Select the lines that contain "this" and copy each of them.

-- BEGIN Records for the task --

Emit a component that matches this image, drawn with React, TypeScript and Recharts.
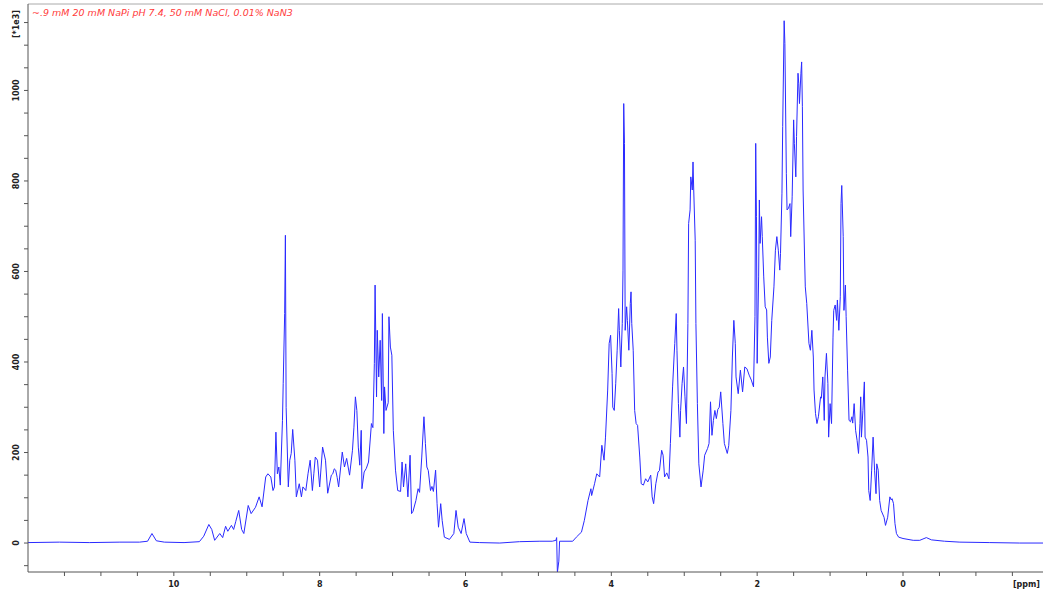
import React from 'react';
import { LineChart, Line, XAxis, YAxis, ReferenceLine } from 'recharts';

// chemical shift (ppm), read left to right off the spectrum
const shiftPpm = [
  12.0, 11.57, 11.16, 10.74, 10.47, 10.36, 10.3, 10.24, 10.13, 9.86,
  9.65, 9.59, 9.52, 9.48, 9.44, 9.37, 9.33, 9.29, 9.26, 9.21,
  9.18, 9.15, 9.11, 9.07, 9.04, 8.98, 8.94, 8.88, 8.83, 8.79,
  8.74, 8.71, 8.67, 8.64, 8.62, 8.6, 8.58, 8.56, 8.54, 8.51,
  8.5, 8.48, 8.47, 8.46, 8.43, 8.41, 8.39, 8.37, 8.34, 8.32,
  8.28, 8.25, 8.23, 8.19, 8.16, 8.13, 8.1, 8.08, 8.06, 8.03,
  8.0, 7.96, 7.92, 7.89, 7.84, 7.82, 7.8, 7.78, 7.76, 7.74,
  7.69, 7.66, 7.63, 7.59, 7.55, 7.53, 7.51, 7.49, 7.47, 7.45,
  7.43, 7.42, 7.39, 7.36, 7.33, 7.29, 7.27, 7.25, 7.24, 7.22,
  7.21, 7.19, 7.17, 7.15, 7.14, 7.12, 7.11, 7.09, 7.06, 7.05,
  7.03, 7.01, 6.99, 6.96, 6.93, 6.89, 6.87, 6.85, 6.82, 6.79,
  6.76, 6.74, 6.72, 6.68, 6.65, 6.63, 6.6, 6.57, 6.55, 6.53,
  6.51, 6.48, 6.46, 6.44, 6.41, 6.39, 6.37, 6.34, 6.32, 6.29,
  6.22, 6.16, 6.13, 6.1, 6.06, 6.02, 5.99, 5.94, 5.81, 5.53,
  5.26, 4.98, 4.81, 4.76, 4.75, 4.74, 4.72, 4.71, 4.53, 4.48,
  4.43, 4.41, 4.37, 4.32, 4.28, 4.27, 4.23, 4.2, 4.16, 4.13,
  4.1, 4.08, 4.05, 4.03, 4.01, 3.99, 3.98, 3.96, 3.94, 3.92,
  3.9, 3.89, 3.87, 3.85, 3.84, 3.83, 3.82, 3.81, 3.79, 3.78,
  3.76, 3.74, 3.73, 3.72, 3.7, 3.68, 3.66, 3.64, 3.61, 3.59,
  3.56, 3.53, 3.5, 3.46, 3.44, 3.42, 3.39, 3.36, 3.34, 3.31,
  3.29, 3.27, 3.24, 3.21, 3.19, 3.16, 3.14, 3.13, 3.11, 3.1,
  3.08, 3.06, 3.05, 3.03, 3.01, 2.99, 2.97, 2.95, 2.94, 2.92,
  2.91, 2.89, 2.88, 2.87, 2.85, 2.84, 2.82, 2.8, 2.77, 2.74,
  2.72, 2.68, 2.66, 2.64, 2.62, 2.6, 2.58, 2.56, 2.54, 2.52,
  2.5, 2.47, 2.45, 2.41, 2.39, 2.36, 2.34, 2.32, 2.3, 2.29,
  2.26, 2.23, 2.2, 2.17, 2.14, 2.11, 2.08, 2.05, 2.03, 2.02,
  2.01, 2.0, 1.98, 1.97, 1.96, 1.94, 1.93, 1.91, 1.89, 1.87,
  1.86, 1.84, 1.82, 1.8, 1.77, 1.75, 1.73, 1.71, 1.69, 1.68,
  1.66, 1.65, 1.63, 1.62, 1.6, 1.59, 1.57, 1.55, 1.54, 1.52,
  1.5, 1.49, 1.47, 1.46, 1.44, 1.43, 1.42, 1.4, 1.39, 1.38,
  1.37, 1.35, 1.34, 1.32, 1.29, 1.27, 1.25, 1.23, 1.22, 1.2,
  1.18, 1.16, 1.13, 1.12, 1.1, 1.08, 1.07, 1.05, 1.03, 1.02,
  1.0, 0.98, 0.96, 0.95, 0.93, 0.91, 0.9, 0.88, 0.86, 0.85,
  0.84, 0.82, 0.81, 0.79, 0.78, 0.76, 0.74, 0.72, 0.7, 0.69,
  0.67, 0.65, 0.63, 0.61, 0.59, 0.58, 0.57, 0.55, 0.53, 0.52,
  0.5, 0.48, 0.47, 0.45, 0.43, 0.41, 0.39, 0.37, 0.36, 0.34,
  0.32, 0.3, 0.26, 0.24, 0.21, 0.18, 0.16, 0.15, 0.13, 0.11,
  0.09, 0.06, 0.0, -0.14, -0.23, -0.32, -0.39, -0.57, -0.78, -1.19,
  -1.6, -1.92,
];

// intensity in units of 1e3
const intensity = [
  1, 2, 1, 2, 2, 4, 21, 5, 2, 1,
  3, 15, 41, 30, 6, 21, 12, 37, 26, 39,
  30, 48, 72, 30, 21, 83, 65, 79, 102, 80,
  146, 153, 146, 116, 124, 245, 153, 168, 128, 271,
  353, 507, 680, 300, 124, 183, 198, 251, 183, 102,
  131, 102, 124, 116, 153, 183, 116, 153, 190, 183,
  124, 212, 183, 110, 150, 153, 164, 161, 145, 124,
  201, 168, 187, 150, 205, 256, 323, 293, 212, 172,
  249, 120, 157, 165, 179, 264, 255, 397, 570, 323,
  470, 367, 448, 315, 507, 242, 345, 293, 310, 500,
  433, 415, 249, 161, 116, 114, 179, 124, 175, 102,
  194, 65, 70, 94, 120, 112, 190, 279, 220, 168,
  160, 116, 125, 114, 161, 87, 35, 87, 50, 13,
  8, 21, 72, 35, 21, 54, 21, 2, 1, 0,
  3, 4, 4, 6, 12, -65, -40, 4, 4, 13,
  21, 24, 50, 94, 120, 105, 131, 153, 146, 216,
  183, 234, 338, 441, 459, 375, 300, 293, 352, 426,
  518, 470, 389, 485, 603, 971, 883, 470, 522, 492,
  426, 529, 555, 485, 426, 293, 264, 260, 190, 131,
  128, 142, 135, 150, 102, 87, 131, 157, 160, 205,
  194, 146, 155, 142, 220, 345, 411, 441, 507, 426,
  308, 234, 293, 352, 389, 323, 264, 485, 706, 736,
  809, 780, 842, 780, 669, 485, 308, 175, 124, 161,
  194, 209, 220, 312, 238, 271, 293, 275, 295, 300,
  334, 264, 220, 198, 215, 293, 411, 492, 441, 367,
  330, 382, 334, 389, 385, 371, 360, 345, 500, 883,
  721, 397, 588, 758, 662, 721, 677, 588, 522, 515,
  455, 397, 411, 492, 566, 647, 677, 647, 603, 640,
  773, 920, 1154, 1104, 817, 736, 740, 750, 677, 765,
  935, 883, 809, 898, 1038, 1016, 971, 1038, 1063, 964,
  780, 632, 566, 529, 441, 426, 470, 411, 338, 286,
  264, 279, 323, 320, 367, 271, 367, 419, 352, 234,
  308, 264, 455, 514, 526, 492, 537, 470, 544, 750,
  790, 677, 514, 570, 500, 382, 271, 268, 279, 265,
  308, 249, 227, 198, 264, 323, 234, 293, 356, 234,
  227, 190, 116, 94, 161, 234, 161, 109, 175, 161,
  94, 72, 57, 39, 57, 102, 95, 98, 87, 43,
  21, 13, 10, 6, 6, 12, 7, 4, 2, 1,
  0, 0,
];

const xTicks = [11.5, 11, 10.5, 10, 9.5, 9, 8.5, 8, 7.5, 7, 6.5, 6, 5.5, 5, 4.5, 4, 3.5, 3, 2.5, 2, 1.5, 1, 0.5, 0, -0.5, -1, -1.5];
const yTicks = [-50, 0, 50, 100, 150, 200, 250, 300, 350, 400, 450, 500, 550, 600, 650, 700, 750, 800, 850, 900, 950, 1000, 1050, 1100, 1150];
const yTop = 1191;
const sampleNote = '~.9 mM 20 mM NaPi pH 7.4, 50 mM NaCl, 0.01% NaN3';

const data = shiftPpm.map((ppm, i) => ({ ppm, value: intensity[i] }));

const labelFont = { fontFamily: 'DejaVu Sans', fontSize: 8, fontWeight: 'bold' as const, fill: '#222' };

const XTick = ({ x, y, payload }: any) => {
  const v = payload.value;
  if (v % 2 !== 0) return null;
  return (
    <text x={x} y={y + 9} textAnchor="middle" {...labelFont}>
      {v}
    </text>
  );
};

const YTick = ({ x, y, payload }: any) => {
  const v = payload.value;
  if (v % 200 !== 0 || v < 0) return null;
  return (
    <text x={x - 3} y={y} textAnchor="middle" transform={`rotate(-90, ${x - 3}, ${y})`} {...labelFont}>
      {v}
    </text>
  );
};

export default function App() {
  return (
    <div style={{ position: 'absolute', left: 0, top: 0, width: 1043, height: 594, background: '#fff', overflow: 'hidden' }}>
      <style>{'body{margin:0}'}</style>
      <LineChart width={1043} height={594} data={data} margin={{ top: 4, right: 0, bottom: 0, left: 0 }}>
        <XAxis
          type="number"
          dataKey="ppm"
          domain={[-1.92, 12]}
          reversed
          allowDataOverflow
          ticks={xTicks}
          interval={0}
          tick={<XTick />}
          tickSize={4}
          height={22}
          stroke="#555"
        />
        <YAxis
          type="number"
          domain={[-64, yTop]}
          allowDataOverflow
          ticks={yTicks}
          interval={0}
          tick={<YTick />}
          tickSize={4}
          width={28}
          stroke="#555"
        />
        <ReferenceLine y={yTop} stroke="#aaa" />
        <Line
          type="linear"
          dataKey="value"
          stroke="#2a2aff"
          strokeWidth={1}
          dot={false}
          isAnimationActive={false}
        />
        <text x={19} y={24} textAnchor="middle" transform="rotate(-90, 19, 24)" {...labelFont}>
          [*1e3]
        </text>
        <text x={32} y={16} fontFamily="DejaVu Sans" fontSize={9.5} fontStyle="italic" fill="#ff3b3b">
          {sampleNote}
        </text>
        <text x={1040} y={587} textAnchor="end" {...labelFont}>
          [ppm]
        </text>
      </LineChart>
    </div>
  );
}
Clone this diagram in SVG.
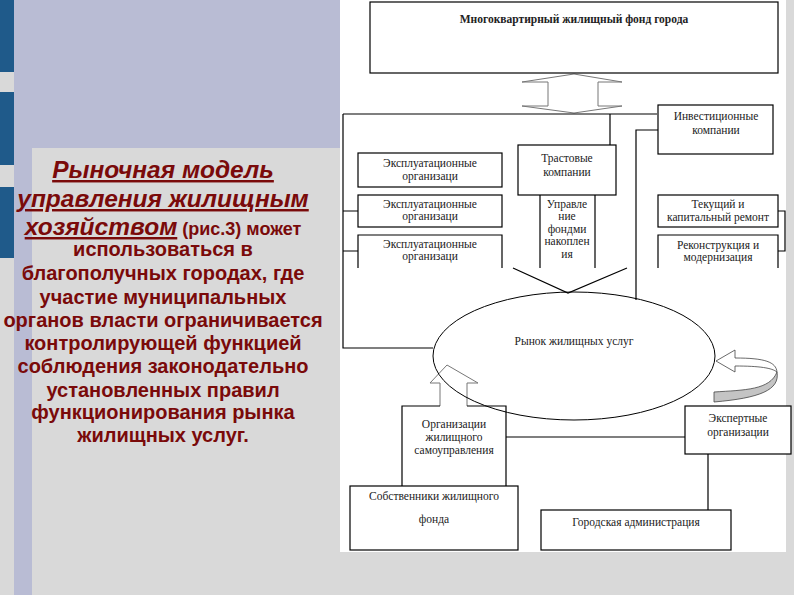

-- END Records for the task --

#### [Exercise result]
Emit a component that matches this image, drawn with React, TypeScript and Recharts.
Clone this diagram in SVG.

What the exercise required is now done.